The first thing that you notice is the stillness. There’s a kind of easy commingling between the vast Amazonian jungle and the film’s hero, Karamakate; their integration is so complete, it’s difficult to determine where one ends and the other begins.
In those first few moments, we’re introduced to a method of interacting with the world that is marked by both nurturing and respect, knowledge and mythology. In fact, it’s a way of connecting with nature that has shaped cultures throughout history: Before we had the means to aggressively change the world around us in order to support our fragility, we had to learn how to survive in it; and to survive in it, we developed rules and mechanisms which ultimately evolved into deeply-held beliefs about the nature of our reality, and our place within it.
Throughout Embrace of the Serpent, we’re reminded of this seemingly essential element of humanity: Our core desire to define how and why we’re here.

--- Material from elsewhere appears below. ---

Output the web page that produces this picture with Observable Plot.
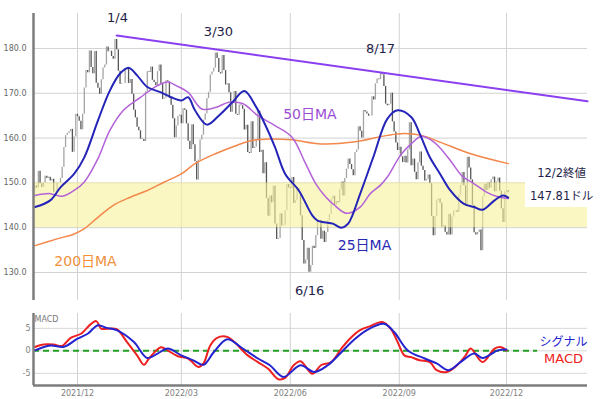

As Karamakate travels with the first of two Western explorers that influence his own personal journey, we’re exposed to two particularly savage methods for establishing the how and why of it all — capital and psychological colonialism. From desperate and broken rubber plantation slaves, to spiritually bereft religious missions bent on beating the civility into indigenous children, we see two very different approaches for affirming our reason for being.

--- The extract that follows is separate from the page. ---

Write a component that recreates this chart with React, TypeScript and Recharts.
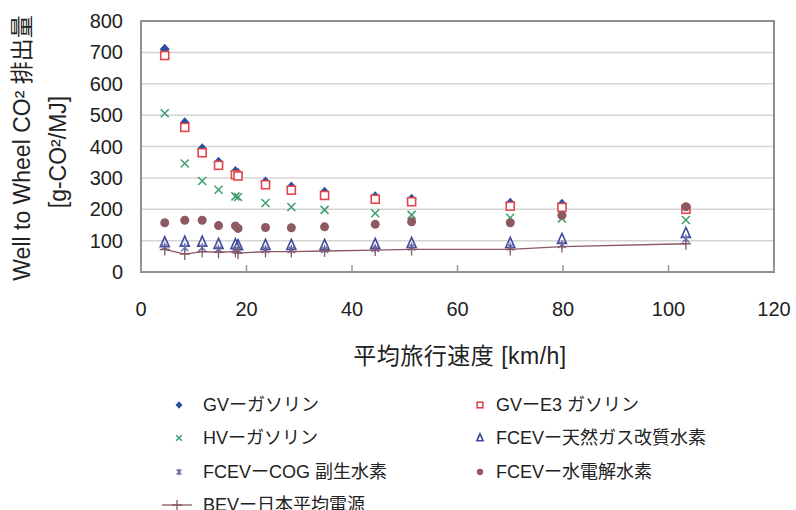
import React from 'react';
import {
    ComposedChart,
    Scatter,
    XAxis,
    YAxis,
    CartesianGrid,
    ReferenceArea,
} from 'recharts';

// average travel speed [km/h] for each measurement point
const speeds = [4.5, 8.3, 11.6, 14.7, 17.9, 18.4, 23.6, 28.5, 34.8, 44.4, 51.3, 70.0, 79.8, 103.3];

// Well to Wheel CO2 [g-CO2/MJ]
const gvGasoline = [710, 476, 393, 350, 320, 314, 287, 271, 254, 240, 232, 219, 216, 205];
const gvE3 = [690, 461, 380, 340, 310, 306, 278, 261, 244, 232, 224, 210, 206, 200];
const hvGasoline = [506, 346, 290, 262, 241, 239, 220, 207, 198, 187, 182, 173, 171, 166];
const fcevNaturalGas = [93, 95, 95, 88, 87, 84, 85, 85, 85, 88, 91, 91, 104, 123];
const fcevCog = [80, 78, 78, 73, 72, 70, 72, 72, 72, 75, 80, 80, 88, 105];
const fcevElectrolysis = [157, 165, 165, 148, 147, 139, 142, 141, 144, 152, 160, 157, 181, 208];
const bevJapan = [72, 57, 65, 63, 65, 60, 65, 65, 67, 70, 72, 72, 81, 90];

const xTicks = [0, 20, 40, 60, 80, 100, 120];
const yTicks = [0, 100, 200, 300, 400, 500, 600, 700, 800];

const FONT = '"Liberation Sans", Arial, "Noto Sans CJK JP", sans-serif';
const X_TICK_GAP = 30;

type MarkerKind = 'diamond' | 'square' | 'x' | 'triangle' | 'asterisk' | 'circle' | 'plus';

function Marker({ kind, cx, cy, color, s = 1 }: { kind: MarkerKind; cx: number; cy: number; color: string; s?: number }) {
    switch (kind) {
        case 'diamond':
            return <path d={`M${cx},${cy - 5.5 * s}L${cx + 5 * s},${cy}L${cx},${cy + 5.5 * s}L${cx - 5 * s},${cy}Z`} fill={color} />;
        case 'square':
            return <rect x={cx - 4 * s} y={cy - 4 * s} width={8 * s} height={8 * s} fill="#fff" stroke={color} strokeWidth={1.6} />;
        case 'x':
            return (
                <path
                    d={`M${cx - 4 * s},${cy - 4 * s}L${cx + 4 * s},${cy + 4 * s}M${cx + 4 * s},${cy - 4 * s}L${cx - 4 * s},${cy + 4 * s}`}
                    stroke={color}
                    strokeWidth={1.5}
                />
            );
        case 'triangle':
            return (
                <path
                    d={`M${cx},${cy - 6 * s}L${cx + 4.5 * s},${cy + 4 * s}L${cx - 4.5 * s},${cy + 4 * s}Z`}
                    fill="#fff"
                    fillOpacity={0}
                    stroke={color}
                    strokeWidth={1.6}
                />
            );
        case 'asterisk':
            return (
                <path
                    d={`M${cx - 3.5 * s},${cy - 3.5 * s}L${cx + 3.5 * s},${cy + 3.5 * s}M${cx + 3.5 * s},${cy - 3.5 * s}L${cx - 3.5 * s},${cy + 3.5 * s}M${cx},${cy - 4.5 * s}L${cx},${cy + 4.5 * s}`}
                    stroke={color}
                    strokeWidth={1.4}
                />
            );
        case 'circle':
            return <circle cx={cx} cy={cy} r={4.5 * s} fill={color} />;
        case 'plus':
        default:
            return (
                <path
                    d={`M${cx - 5 * s},${cy}L${cx + 5 * s},${cy}M${cx},${cy - 5 * s}L${cx},${cy + 6 * s}`}
                    stroke={color}
                    strokeWidth={1.3}
                />
            );
    }
}

const series: { name: string; values: number[]; color: string; kind: MarkerKind; line?: boolean }[] = [
    { name: 'GVーガソリン', values: gvGasoline, color: '#2a4f9f', kind: 'diamond' },
    { name: 'GVーE3 ガソリン', values: gvE3, color: '#e0474d', kind: 'square' },
    { name: 'HVーガソリン', values: hvGasoline, color: '#3e9e6e', kind: 'x' },
    { name: 'FCEVー天然ガス改質水素', values: fcevNaturalGas, color: '#3d4b9c', kind: 'triangle' },
    { name: 'FCEVーCOG 副生水素', values: fcevCog, color: '#6a6cb3', kind: 'asterisk' },
    { name: 'FCEVー水電解水素', values: fcevElectrolysis, color: '#8e5a61', kind: 'circle' },
    { name: 'BEVー日本平均電源', values: bevJapan, color: '#8a5864', kind: 'plus', line: true },
];

function XTick(props: any) {
    const { x, y, payload } = props;
    const axisY = y - X_TICK_GAP;
    return (
        <g>
            <line x1={x} y1={axisY - 7} x2={x} y2={axisY} stroke="#9a9a9a" strokeWidth={1.5} />
            <text x={x} y={y} dy="0.71em" textAnchor="middle" fontSize={20} fill="#222" fontFamily={FONT}>
                {payload.value}
            </text>
        </g>
    );
}

function LegendBlock() {
    const cols = [179, 480];
    const textX = [203, 496];
    const rows = [405, 438, 472, 505];
    return (
        <svg width={796} height={510} style={{ position: 'absolute', left: 0, top: 0, pointerEvents: 'none' }}>
            {series.map((s, i) => {
                const col = i % 2;
                const row = Math.floor(i / 2);
                const cy = rows[row];
                const cx = s.line ? 177 : cols[col];
                return (
                    <g key={s.name}>
                        {s.line && <line x1={162} y1={cy} x2={192} y2={cy} stroke={s.color} strokeWidth={1.3} />}
                        <Marker kind={s.kind} cx={cx} cy={cy} color={s.color} s={s.line ? 1 : 0.7} />
                        <text x={textX[col]} y={cy} dy="0.35em" fontSize={18} fill="#222" fontFamily={FONT}>
                            {s.name}
                        </text>
                    </g>
                );
            })}
        </svg>
    );
}

export default function App() {
    return (
        <div style={{ position: 'absolute', left: 0, top: 0, width: 796, height: 510, background: '#fff', fontFamily: FONT, overflow: 'hidden' }}>
            <ComposedChart width={796} height={510} margin={{ top: 21, right: 22, left: 0, bottom: 198 }}>
                <CartesianGrid vertical={false} stroke="#d4d4d4" strokeWidth={1.5} />
                <XAxis
                    type="number"
                    dataKey="x"
                    domain={[0, 120]}
                    ticks={xTicks}
                    height={40}
                    tickSize={0}
                    tickMargin={X_TICK_GAP}
                    tickLine={false}
                    tick={<XTick />}
                    axisLine={{ stroke: '#8f8f8f', strokeWidth: 2 }}
                    allowDataOverflow
                />
                <YAxis
                    type="number"
                    dataKey="y"
                    domain={[0, 800]}
                    ticks={yTicks}
                    width={141}
                    tickSize={0}
                    tickMargin={18}
                    tickLine={false}
                    tick={{ fontSize: 20, fill: '#222', fontFamily: FONT }}
                    axisLine={{ stroke: '#8f8f8f', strokeWidth: 2 }}
                />
                <ReferenceArea x1={0} x2={120} y1={0} y2={800} fill="none" stroke="#8f8f8f" strokeWidth={2} ifOverflow="visible" />
                {series.map((s) => (
                    <Scatter
                        key={s.name}
                        name={s.name}
                        data={speeds.map((x, i) => ({ x, y: s.values[i] }))}
                        isAnimationActive={false}
                        line={s.line ? { stroke: s.color, strokeWidth: 1.3 } : false}
                        lineType="joint"
                        shape={(p: any) => <Marker kind={s.kind} cx={p.cx} cy={p.cy} color={s.color} />}
                    />
                ))}
            </ComposedChart>
            <div
                style={{
                    position: 'absolute',
                    left: 20,
                    top: 148,
                    transform: 'translate(-50%, -50%) rotate(-90deg)',
                    whiteSpace: 'nowrap',
                    fontSize: 23,
                    color: '#222',
                }}
            >
                Well to Wheel CO² 排出量
            </div>
            <div
                style={{
                    position: 'absolute',
                    left: 58,
                    top: 152,
                    transform: 'translate(-50%, -50%) rotate(-90deg)',
                    whiteSpace: 'nowrap',
                    fontSize: 23,
                    color: '#222',
                }}
            >
                [g-CO²/MJ]
            </div>
            <div
                style={{
                    position: 'absolute',
                    left: 460,
                    top: 354,
                    transform: 'translate(-50%, -50%)',
                    whiteSpace: 'nowrap',
                    fontSize: 23,
                    letterSpacing: 0.5,
                    color: '#222',
                }}
            >
                平均旅行速度 [km/h]
            </div>
            <LegendBlock />
        </div>
    );
}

And as he makes the same journey with a second explorer decades later, we see how the soul-crushing methods used to validate our existence, for legitimizing our right to colonization, can result in psychological scars so deep, they transform a culture’s perspective of their unique place within the realm of existence. Their own stories, rules and mechanisms are perverted so viscerally by the colonizer’s manifest perceptions, they develop a somewhat disturbing amalgam that serves to reveal the ultimate emptiness of “meaning.”
While it’s true that our search for and attempts to establish meaning within our discrete cultures serves a crucial purpose — and is the basis on which the very structure of our societies are built, for better or for worse — when our cultures blend, and our different methods for defining the why and how diverge, we clash and struggle; we shift our focus to proving that our methods are based in veracity, and rather than continue to question, we fight for what little psychological consolation we’ve managed to carve out of the vastness of space.
But enveloping all of this humanity and its petty foibles is the vastness of the natural world; specifically within this film, the Amazon jungle. It’s like the strong arms of a parent gently holding their toddler as they cry and wail, fighting against sleep or eating or putting on pants or whatever. Our kicks bruise its shins, our flails scratch its cheek, our screams ring in its eardrums; and nonetheless it holds strong. It doesn’t give up on us, even as we’re rebelling against its needs — even its very existence — and abusing it with our wanton attitude and amorphous beliefs.
At some point in many of our world’s cultures, our collective ego emboldened us to explain the why and how by holding us above nature; a kind of clumsy divorce wherein the visitation rights have never been truly determined and we’re still living in the same house. And our practices in pursuit of this divisive why and how have served only to deepen and widen the separation between us, fooling us into believing that it’s the way of things.
While Embrace of the Serpent is equal parts road trip movie, classical hero’s journey and historical snapshot of a disappearing world, it is also a testament to the loss of our connection, on a global scale, with the planet which has shaped and nurtured us. The movie depicts historical events from the perspective of the indigenous Amazonian tribes at the turn of the 20th century, but it would be folly for us not to recognize that the spirit of these practices are alive and well today.
Until we’re able to see the structures we’ve built for exactly what they are — mechanisms for defining our world, in an attempt to survive it — we’ll continue to be divisive and disconnected. And while we’ll still be embraced by the natural world, there will be no ease in it, there will be no stillness, there will be no peace.
I appreciate the counterpoints and questions you bring up here. Helped me consider again my relationship with nature.